_Given task_: Set down word for word each line from the start of the listing through the line that contains "from matplotlib import pyplot as plt", both included.

_Data shown_:

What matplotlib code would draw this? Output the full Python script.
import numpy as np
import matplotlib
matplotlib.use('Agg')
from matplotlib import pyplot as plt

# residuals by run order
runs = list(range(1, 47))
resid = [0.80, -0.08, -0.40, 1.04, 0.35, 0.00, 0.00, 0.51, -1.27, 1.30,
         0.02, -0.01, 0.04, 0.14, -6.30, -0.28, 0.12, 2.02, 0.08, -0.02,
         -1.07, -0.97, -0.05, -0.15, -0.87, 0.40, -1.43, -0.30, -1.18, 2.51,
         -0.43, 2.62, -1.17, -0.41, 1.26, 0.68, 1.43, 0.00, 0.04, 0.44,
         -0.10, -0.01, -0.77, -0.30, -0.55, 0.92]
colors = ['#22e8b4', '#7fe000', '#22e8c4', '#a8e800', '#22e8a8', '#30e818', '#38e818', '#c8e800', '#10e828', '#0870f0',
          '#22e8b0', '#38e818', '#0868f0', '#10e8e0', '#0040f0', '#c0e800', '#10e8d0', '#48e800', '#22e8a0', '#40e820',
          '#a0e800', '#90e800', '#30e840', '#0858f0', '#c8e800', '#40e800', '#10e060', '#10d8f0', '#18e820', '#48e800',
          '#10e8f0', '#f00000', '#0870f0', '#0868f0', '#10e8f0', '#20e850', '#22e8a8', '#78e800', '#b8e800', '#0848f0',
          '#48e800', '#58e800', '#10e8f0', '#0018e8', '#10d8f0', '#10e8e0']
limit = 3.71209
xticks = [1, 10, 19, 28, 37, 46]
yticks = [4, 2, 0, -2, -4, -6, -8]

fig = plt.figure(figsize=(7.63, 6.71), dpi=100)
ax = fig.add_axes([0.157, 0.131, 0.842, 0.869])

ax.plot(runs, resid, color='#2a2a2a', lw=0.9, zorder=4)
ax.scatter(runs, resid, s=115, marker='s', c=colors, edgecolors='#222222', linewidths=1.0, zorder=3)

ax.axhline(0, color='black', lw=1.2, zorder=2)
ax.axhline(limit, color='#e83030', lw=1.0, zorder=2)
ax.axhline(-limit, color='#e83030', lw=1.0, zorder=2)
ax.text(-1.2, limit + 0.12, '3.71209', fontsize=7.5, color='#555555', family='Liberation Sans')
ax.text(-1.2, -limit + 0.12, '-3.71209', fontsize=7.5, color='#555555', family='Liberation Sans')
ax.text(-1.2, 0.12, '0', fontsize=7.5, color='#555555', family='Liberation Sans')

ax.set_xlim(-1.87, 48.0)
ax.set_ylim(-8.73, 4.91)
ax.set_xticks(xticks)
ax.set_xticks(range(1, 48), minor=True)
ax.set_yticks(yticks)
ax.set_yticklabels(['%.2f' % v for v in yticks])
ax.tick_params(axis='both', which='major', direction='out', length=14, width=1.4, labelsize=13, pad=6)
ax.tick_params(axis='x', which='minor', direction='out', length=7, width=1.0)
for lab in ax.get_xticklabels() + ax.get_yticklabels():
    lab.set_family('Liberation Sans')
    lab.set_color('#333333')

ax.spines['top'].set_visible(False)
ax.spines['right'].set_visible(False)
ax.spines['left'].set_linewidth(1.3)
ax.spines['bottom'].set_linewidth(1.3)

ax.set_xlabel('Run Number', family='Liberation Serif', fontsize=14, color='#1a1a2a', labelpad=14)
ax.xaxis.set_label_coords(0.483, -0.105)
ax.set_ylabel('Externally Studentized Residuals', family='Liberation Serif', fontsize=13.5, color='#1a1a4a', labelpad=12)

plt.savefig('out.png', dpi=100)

_Output for this task_:
What matplotlib code would draw this? Output the full Python script.
import numpy as np
import matplotlib
matplotlib.use('Agg')
from matplotlib import pyplot as plt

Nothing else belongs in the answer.